__Information supplied__
****

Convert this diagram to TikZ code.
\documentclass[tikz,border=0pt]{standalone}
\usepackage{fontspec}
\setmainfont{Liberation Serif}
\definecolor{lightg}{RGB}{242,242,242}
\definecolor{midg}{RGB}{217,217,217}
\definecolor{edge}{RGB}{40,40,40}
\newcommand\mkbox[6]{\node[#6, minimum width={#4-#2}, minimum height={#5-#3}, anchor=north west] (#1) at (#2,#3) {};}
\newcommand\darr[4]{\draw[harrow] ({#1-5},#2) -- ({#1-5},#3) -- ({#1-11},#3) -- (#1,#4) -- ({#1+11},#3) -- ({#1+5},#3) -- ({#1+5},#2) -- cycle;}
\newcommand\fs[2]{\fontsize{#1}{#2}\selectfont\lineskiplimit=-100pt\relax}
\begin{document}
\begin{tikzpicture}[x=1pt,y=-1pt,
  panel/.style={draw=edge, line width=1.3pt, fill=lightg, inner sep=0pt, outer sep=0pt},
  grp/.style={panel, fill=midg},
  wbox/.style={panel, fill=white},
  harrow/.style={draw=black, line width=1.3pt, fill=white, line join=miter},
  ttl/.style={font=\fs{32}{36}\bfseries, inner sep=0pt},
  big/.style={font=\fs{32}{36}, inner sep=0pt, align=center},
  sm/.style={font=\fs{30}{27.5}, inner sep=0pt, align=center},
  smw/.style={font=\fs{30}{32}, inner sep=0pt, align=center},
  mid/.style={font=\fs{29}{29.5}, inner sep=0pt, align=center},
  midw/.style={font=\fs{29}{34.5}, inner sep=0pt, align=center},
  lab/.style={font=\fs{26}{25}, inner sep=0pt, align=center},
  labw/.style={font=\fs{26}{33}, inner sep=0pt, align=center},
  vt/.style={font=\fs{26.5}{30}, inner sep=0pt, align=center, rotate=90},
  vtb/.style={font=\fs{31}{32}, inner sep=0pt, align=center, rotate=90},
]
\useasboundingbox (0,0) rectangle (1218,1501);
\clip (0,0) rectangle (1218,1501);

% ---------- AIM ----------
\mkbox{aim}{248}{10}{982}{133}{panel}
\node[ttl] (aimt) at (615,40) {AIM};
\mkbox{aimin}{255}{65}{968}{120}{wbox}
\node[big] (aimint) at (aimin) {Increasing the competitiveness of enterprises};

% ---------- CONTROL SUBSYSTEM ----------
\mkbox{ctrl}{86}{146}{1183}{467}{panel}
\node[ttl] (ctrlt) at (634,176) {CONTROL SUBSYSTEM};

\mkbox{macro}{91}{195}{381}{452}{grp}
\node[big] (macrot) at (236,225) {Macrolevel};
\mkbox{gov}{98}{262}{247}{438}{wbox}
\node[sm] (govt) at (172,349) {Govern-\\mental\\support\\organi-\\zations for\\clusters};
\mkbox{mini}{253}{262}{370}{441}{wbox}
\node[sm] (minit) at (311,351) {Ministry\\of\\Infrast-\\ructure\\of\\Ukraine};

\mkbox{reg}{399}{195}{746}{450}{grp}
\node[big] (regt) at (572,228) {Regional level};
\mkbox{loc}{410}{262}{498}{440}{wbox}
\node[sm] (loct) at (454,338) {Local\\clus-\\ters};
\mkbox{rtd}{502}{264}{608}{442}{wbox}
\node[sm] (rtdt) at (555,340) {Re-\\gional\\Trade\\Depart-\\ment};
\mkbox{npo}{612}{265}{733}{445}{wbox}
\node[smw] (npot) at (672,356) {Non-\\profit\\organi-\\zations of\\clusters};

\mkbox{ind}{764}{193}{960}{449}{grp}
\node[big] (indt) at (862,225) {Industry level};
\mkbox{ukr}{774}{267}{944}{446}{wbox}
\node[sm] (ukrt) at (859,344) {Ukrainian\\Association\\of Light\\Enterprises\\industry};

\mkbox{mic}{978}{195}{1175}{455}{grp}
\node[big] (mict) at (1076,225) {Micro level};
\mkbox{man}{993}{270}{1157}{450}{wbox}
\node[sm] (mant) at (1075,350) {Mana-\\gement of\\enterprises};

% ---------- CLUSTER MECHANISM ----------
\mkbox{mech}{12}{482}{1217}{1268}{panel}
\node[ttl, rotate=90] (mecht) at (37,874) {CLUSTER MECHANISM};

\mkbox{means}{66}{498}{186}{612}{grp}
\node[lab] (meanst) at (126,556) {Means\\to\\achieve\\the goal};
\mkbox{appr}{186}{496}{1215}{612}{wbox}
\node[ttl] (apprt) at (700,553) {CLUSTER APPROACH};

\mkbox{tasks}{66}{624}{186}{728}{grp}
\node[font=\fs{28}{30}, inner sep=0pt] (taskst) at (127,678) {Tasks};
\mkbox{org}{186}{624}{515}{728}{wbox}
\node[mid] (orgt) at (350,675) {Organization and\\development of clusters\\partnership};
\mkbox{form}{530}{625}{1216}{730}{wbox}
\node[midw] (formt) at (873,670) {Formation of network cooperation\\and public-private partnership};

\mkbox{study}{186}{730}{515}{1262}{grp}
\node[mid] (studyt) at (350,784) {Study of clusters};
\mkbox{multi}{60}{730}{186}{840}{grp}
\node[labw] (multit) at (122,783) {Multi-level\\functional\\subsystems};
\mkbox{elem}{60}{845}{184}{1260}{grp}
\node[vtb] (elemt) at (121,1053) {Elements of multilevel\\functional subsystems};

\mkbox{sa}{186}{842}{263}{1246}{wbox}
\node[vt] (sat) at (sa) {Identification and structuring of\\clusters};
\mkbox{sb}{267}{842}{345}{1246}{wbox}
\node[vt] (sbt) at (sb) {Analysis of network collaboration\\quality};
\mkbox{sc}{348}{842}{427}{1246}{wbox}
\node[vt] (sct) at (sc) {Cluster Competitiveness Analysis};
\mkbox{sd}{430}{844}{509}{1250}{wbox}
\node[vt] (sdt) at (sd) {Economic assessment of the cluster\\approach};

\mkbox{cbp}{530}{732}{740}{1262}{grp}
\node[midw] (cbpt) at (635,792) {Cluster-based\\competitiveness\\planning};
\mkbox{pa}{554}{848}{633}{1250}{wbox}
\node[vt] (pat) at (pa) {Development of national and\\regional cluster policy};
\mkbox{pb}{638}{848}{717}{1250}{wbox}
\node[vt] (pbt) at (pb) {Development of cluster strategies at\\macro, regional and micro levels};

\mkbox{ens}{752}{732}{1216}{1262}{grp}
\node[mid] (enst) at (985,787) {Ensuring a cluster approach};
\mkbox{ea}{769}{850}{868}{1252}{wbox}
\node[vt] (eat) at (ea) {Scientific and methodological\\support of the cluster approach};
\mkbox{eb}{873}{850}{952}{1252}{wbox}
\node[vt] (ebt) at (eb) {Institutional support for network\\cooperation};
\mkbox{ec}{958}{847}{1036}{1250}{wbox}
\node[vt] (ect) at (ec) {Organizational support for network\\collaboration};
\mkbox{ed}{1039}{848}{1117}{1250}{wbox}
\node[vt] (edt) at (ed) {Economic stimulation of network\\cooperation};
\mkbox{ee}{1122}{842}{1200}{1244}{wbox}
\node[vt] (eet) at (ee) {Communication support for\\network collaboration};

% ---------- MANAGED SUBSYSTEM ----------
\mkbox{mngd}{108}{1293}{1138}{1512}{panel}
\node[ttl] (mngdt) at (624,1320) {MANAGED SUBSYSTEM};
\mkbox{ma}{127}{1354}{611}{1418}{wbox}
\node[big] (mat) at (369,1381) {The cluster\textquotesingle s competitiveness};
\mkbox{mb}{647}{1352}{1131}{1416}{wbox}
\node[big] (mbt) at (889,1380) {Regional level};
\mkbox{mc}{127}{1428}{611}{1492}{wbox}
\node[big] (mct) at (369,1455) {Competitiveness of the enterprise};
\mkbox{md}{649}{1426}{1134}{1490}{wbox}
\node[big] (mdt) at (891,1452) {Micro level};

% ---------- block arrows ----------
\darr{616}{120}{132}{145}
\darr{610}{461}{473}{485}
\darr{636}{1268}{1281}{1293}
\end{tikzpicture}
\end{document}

****

__Stated goal__
What are the exact lines from the beginning of the material through the line containing "(aimint) at (aimin)"? Write out those lines alone.

__Finished exercise__
Convert this diagram to TikZ code.
\documentclass[tikz,border=0pt]{standalone}
\usepackage{fontspec}
\setmainfont{Liberation Serif}
\definecolor{lightg}{RGB}{242,242,242}
\definecolor{midg}{RGB}{217,217,217}
\definecolor{edge}{RGB}{40,40,40}
\newcommand\mkbox[6]{\node[#6, minimum width={#4-#2}, minimum height={#5-#3}, anchor=north west] (#1) at (#2,#3) {};}
\newcommand\darr[4]{\draw[harrow] ({#1-5},#2) -- ({#1-5},#3) -- ({#1-11},#3) -- (#1,#4) -- ({#1+11},#3) -- ({#1+5},#3) -- ({#1+5},#2) -- cycle;}
\newcommand\fs[2]{\fontsize{#1}{#2}\selectfont\lineskiplimit=-100pt\relax}
\begin{document}
\begin{tikzpicture}[x=1pt,y=-1pt,
  panel/.style={draw=edge, line width=1.3pt, fill=lightg, inner sep=0pt, outer sep=0pt},
  grp/.style={panel, fill=midg},
  wbox/.style={panel, fill=white},
  harrow/.style={draw=black, line width=1.3pt, fill=white, line join=miter},
  ttl/.style={font=\fs{32}{36}\bfseries, inner sep=0pt},
  big/.style={font=\fs{32}{36}, inner sep=0pt, align=center},
  sm/.style={font=\fs{30}{27.5}, inner sep=0pt, align=center},
  smw/.style={font=\fs{30}{32}, inner sep=0pt, align=center},
  mid/.style={font=\fs{29}{29.5}, inner sep=0pt, align=center},
  midw/.style={font=\fs{29}{34.5}, inner sep=0pt, align=center},
  lab/.style={font=\fs{26}{25}, inner sep=0pt, align=center},
  labw/.style={font=\fs{26}{33}, inner sep=0pt, align=center},
  vt/.style={font=\fs{26.5}{30}, inner sep=0pt, align=center, rotate=90},
  vtb/.style={font=\fs{31}{32}, inner sep=0pt, align=center, rotate=90},
]
\useasboundingbox (0,0) rectangle (1218,1501);
\clip (0,0) rectangle (1218,1501);

% ---------- AIM ----------
\mkbox{aim}{248}{10}{982}{133}{panel}
\node[ttl] (aimt) at (615,40) {AIM};
\mkbox{aimin}{255}{65}{968}{120}{wbox}
\node[big] (aimint) at (aimin) {Increasing the competitiveness of enterprises};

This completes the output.